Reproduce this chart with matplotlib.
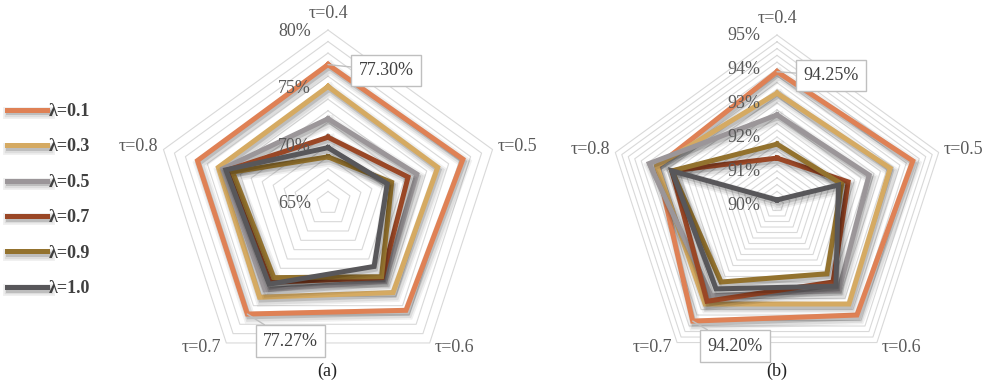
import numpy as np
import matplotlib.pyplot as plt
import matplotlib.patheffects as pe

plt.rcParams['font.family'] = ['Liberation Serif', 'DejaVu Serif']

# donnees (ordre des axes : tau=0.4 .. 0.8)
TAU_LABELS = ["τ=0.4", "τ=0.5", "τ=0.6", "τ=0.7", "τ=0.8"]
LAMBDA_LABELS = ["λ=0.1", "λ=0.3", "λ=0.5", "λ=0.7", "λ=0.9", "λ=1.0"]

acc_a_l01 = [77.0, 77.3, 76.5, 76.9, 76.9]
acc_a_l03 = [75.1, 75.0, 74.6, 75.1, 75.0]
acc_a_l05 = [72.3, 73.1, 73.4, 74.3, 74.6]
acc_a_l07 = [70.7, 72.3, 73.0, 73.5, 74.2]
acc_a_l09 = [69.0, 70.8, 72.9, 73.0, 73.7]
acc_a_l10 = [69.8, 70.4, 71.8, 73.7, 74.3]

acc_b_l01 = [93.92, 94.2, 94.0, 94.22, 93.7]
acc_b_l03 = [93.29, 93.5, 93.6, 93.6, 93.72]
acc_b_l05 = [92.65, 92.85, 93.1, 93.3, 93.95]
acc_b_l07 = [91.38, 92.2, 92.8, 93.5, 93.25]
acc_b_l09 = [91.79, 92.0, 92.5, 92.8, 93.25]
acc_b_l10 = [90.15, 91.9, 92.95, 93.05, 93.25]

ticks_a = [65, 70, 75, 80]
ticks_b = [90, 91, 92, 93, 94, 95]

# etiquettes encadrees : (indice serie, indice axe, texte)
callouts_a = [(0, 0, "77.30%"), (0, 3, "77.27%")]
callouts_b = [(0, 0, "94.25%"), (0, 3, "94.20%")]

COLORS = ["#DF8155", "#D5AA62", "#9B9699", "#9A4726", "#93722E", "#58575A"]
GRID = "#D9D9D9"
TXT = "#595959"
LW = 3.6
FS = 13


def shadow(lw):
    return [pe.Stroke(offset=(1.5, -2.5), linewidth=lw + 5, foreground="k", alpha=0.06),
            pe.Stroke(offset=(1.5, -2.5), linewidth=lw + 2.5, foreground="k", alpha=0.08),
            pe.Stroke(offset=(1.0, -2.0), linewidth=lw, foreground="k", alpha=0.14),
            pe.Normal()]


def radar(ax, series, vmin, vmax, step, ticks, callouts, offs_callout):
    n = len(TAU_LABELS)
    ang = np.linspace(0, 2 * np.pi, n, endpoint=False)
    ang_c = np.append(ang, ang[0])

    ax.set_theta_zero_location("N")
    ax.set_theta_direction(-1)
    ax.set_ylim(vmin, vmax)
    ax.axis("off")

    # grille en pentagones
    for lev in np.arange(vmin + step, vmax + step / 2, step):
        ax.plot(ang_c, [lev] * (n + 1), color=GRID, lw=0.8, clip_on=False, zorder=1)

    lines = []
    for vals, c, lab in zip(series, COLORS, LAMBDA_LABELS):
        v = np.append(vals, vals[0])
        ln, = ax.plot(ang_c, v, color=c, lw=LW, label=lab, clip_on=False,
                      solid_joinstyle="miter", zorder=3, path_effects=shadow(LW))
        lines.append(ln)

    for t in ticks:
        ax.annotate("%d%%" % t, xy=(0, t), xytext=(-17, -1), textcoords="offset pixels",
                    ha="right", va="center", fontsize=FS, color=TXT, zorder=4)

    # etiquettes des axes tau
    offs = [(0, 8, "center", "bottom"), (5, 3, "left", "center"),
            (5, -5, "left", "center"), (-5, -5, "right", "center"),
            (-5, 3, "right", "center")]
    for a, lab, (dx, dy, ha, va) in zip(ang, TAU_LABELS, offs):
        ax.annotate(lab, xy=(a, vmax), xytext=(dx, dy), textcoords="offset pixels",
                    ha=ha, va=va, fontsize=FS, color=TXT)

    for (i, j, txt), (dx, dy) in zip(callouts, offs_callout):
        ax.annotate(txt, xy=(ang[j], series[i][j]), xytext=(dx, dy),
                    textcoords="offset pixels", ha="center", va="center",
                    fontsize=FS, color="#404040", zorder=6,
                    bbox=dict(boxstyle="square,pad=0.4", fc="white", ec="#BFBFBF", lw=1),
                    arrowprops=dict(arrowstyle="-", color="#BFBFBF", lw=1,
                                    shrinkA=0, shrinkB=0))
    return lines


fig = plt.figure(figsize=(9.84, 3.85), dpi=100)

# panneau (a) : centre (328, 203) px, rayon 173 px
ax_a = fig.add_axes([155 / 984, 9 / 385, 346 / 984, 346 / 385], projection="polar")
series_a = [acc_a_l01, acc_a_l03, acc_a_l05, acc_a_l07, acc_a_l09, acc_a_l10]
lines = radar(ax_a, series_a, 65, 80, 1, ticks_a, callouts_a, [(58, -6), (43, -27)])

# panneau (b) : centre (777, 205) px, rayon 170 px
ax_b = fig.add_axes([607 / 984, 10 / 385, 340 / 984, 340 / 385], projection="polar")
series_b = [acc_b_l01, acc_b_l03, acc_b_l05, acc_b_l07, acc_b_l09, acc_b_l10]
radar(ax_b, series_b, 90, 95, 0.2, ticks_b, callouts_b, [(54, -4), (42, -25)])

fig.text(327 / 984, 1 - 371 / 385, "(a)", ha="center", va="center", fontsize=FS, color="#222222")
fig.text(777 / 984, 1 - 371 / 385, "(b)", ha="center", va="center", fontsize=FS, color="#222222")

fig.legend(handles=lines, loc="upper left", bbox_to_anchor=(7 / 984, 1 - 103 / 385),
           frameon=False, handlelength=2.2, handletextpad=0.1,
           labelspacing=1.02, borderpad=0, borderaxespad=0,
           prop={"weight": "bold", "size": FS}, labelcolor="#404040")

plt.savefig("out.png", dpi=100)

• [YOUR INSTRUCTIONS]:
Give the material again exactly as it is, but keep the pictures out.

• [FULL OUTPUT]:
Reproduce this chart with matplotlib.
import numpy as np
import matplotlib.pyplot as plt
import matplotlib.patheffects as pe

plt.rcParams['font.family'] = ['Liberation Serif', 'DejaVu Serif']

# donnees (ordre des axes : tau=0.4 .. 0.8)
TAU_LABELS = ["τ=0.4", "τ=0.5", "τ=0.6", "τ=0.7", "τ=0.8"]
LAMBDA_LABELS = ["λ=0.1", "λ=0.3", "λ=0.5", "λ=0.7", "λ=0.9", "λ=1.0"]

acc_a_l01 = [77.0, 77.3, 76.5, 76.9, 76.9]
acc_a_l03 = [75.1, 75.0, 74.6, 75.1, 75.0]
acc_a_l05 = [72.3, 73.1, 73.4, 74.3, 74.6]
acc_a_l07 = [70.7, 72.3, 73.0, 73.5, 74.2]
acc_a_l09 = [69.0, 70.8, 72.9, 73.0, 73.7]
acc_a_l10 = [69.8, 70.4, 71.8, 73.7, 74.3]

acc_b_l01 = [93.92, 94.2, 94.0, 94.22, 93.7]
acc_b_l03 = [93.29, 93.5, 93.6, 93.6, 93.72]
acc_b_l05 = [92.65, 92.85, 93.1, 93.3, 93.95]
acc_b_l07 = [91.38, 92.2, 92.8, 93.5, 93.25]
acc_b_l09 = [91.79, 92.0, 92.5, 92.8, 93.25]
acc_b_l10 = [90.15, 91.9, 92.95, 93.05, 93.25]

ticks_a = [65, 70, 75, 80]
ticks_b = [90, 91, 92, 93, 94, 95]

# etiquettes encadrees : (indice serie, indice axe, texte)
callouts_a = [(0, 0, "77.30%"), (0, 3, "77.27%")]
callouts_b = [(0, 0, "94.25%"), (0, 3, "94.20%")]

COLORS = ["#DF8155", "#D5AA62", "#9B9699", "#9A4726", "#93722E", "#58575A"]
GRID = "#D9D9D9"
TXT = "#595959"
LW = 3.6
FS = 13


def shadow(lw):
    return [pe.Stroke(offset=(1.5, -2.5), linewidth=lw + 5, foreground="k", alpha=0.06),
            pe.Stroke(offset=(1.5, -2.5), linewidth=lw + 2.5, foreground="k", alpha=0.08),
            pe.Stroke(offset=(1.0, -2.0), linewidth=lw, foreground="k", alpha=0.14),
            pe.Normal()]


def radar(ax, series, vmin, vmax, step, ticks, callouts, offs_callout):
    n = len(TAU_LABELS)
    ang = np.linspace(0, 2 * np.pi, n, endpoint=False)
    ang_c = np.append(ang, ang[0])

    ax.set_theta_zero_location("N")
    ax.set_theta_direction(-1)
    ax.set_ylim(vmin, vmax)
    ax.axis("off")

    # grille en pentagones
    for lev in np.arange(vmin + step, vmax + step / 2, step):
        ax.plot(ang_c, [lev] * (n + 1), color=GRID, lw=0.8, clip_on=False, zorder=1)

    lines = []
    for vals, c, lab in zip(series, COLORS, LAMBDA_LABELS):
        v = np.append(vals, vals[0])
        ln, = ax.plot(ang_c, v, color=c, lw=LW, label=lab, clip_on=False,
                      solid_joinstyle="miter", zorder=3, path_effects=shadow(LW))
        lines.append(ln)

    for t in ticks:
        ax.annotate("%d%%" % t, xy=(0, t), xytext=(-17, -1), textcoords="offset pixels",
                    ha="right", va="center", fontsize=FS, color=TXT, zorder=4)

    # etiquettes des axes tau
    offs = [(0, 8, "center", "bottom"), (5, 3, "left", "center"),
            (5, -5, "left", "center"), (-5, -5, "right", "center"),
            (-5, 3, "right", "center")]
    for a, lab, (dx, dy, ha, va) in zip(ang, TAU_LABELS, offs):
        ax.annotate(lab, xy=(a, vmax), xytext=(dx, dy), textcoords="offset pixels",
                    ha=ha, va=va, fontsize=FS, color=TXT)

    for (i, j, txt), (dx, dy) in zip(callouts, offs_callout):
        ax.annotate(txt, xy=(ang[j], series[i][j]), xytext=(dx, dy),
                    textcoords="offset pixels", ha="center", va="center",
                    fontsize=FS, color="#404040", zorder=6,
                    bbox=dict(boxstyle="square,pad=0.4", fc="white", ec="#BFBFBF", lw=1),
                    arrowprops=dict(arrowstyle="-", color="#BFBFBF", lw=1,
                                    shrinkA=0, shrinkB=0))
    return lines


fig = plt.figure(figsize=(9.84, 3.85), dpi=100)

# panneau (a) : centre (328, 203) px, rayon 173 px
ax_a = fig.add_axes([155 / 984, 9 / 385, 346 / 984, 346 / 385], projection="polar")
series_a = [acc_a_l01, acc_a_l03, acc_a_l05, acc_a_l07, acc_a_l09, acc_a_l10]
lines = radar(ax_a, series_a, 65, 80, 1, ticks_a, callouts_a, [(58, -6), (43, -27)])

# panneau (b) : centre (777, 205) px, rayon 170 px
ax_b = fig.add_axes([607 / 984, 10 / 385, 340 / 984, 340 / 385], projection="polar")
series_b = [acc_b_l01, acc_b_l03, acc_b_l05, acc_b_l07, acc_b_l09, acc_b_l10]
radar(ax_b, series_b, 90, 95, 0.2, ticks_b, callouts_b, [(54, -4), (42, -25)])

fig.text(327 / 984, 1 - 371 / 385, "(a)", ha="center", va="center", fontsize=FS, color="#222222")
fig.text(777 / 984, 1 - 371 / 385, "(b)", ha="center", va="center", fontsize=FS, color="#222222")

fig.legend(handles=lines, loc="upper left", bbox_to_anchor=(7 / 984, 1 - 103 / 385),
           frameon=False, handlelength=2.2, handletextpad=0.1,
           labelspacing=1.02, borderpad=0, borderaxespad=0,
           prop={"weight": "bold", "size": FS}, labelcolor="#404040")

plt.savefig("out.png", dpi=100)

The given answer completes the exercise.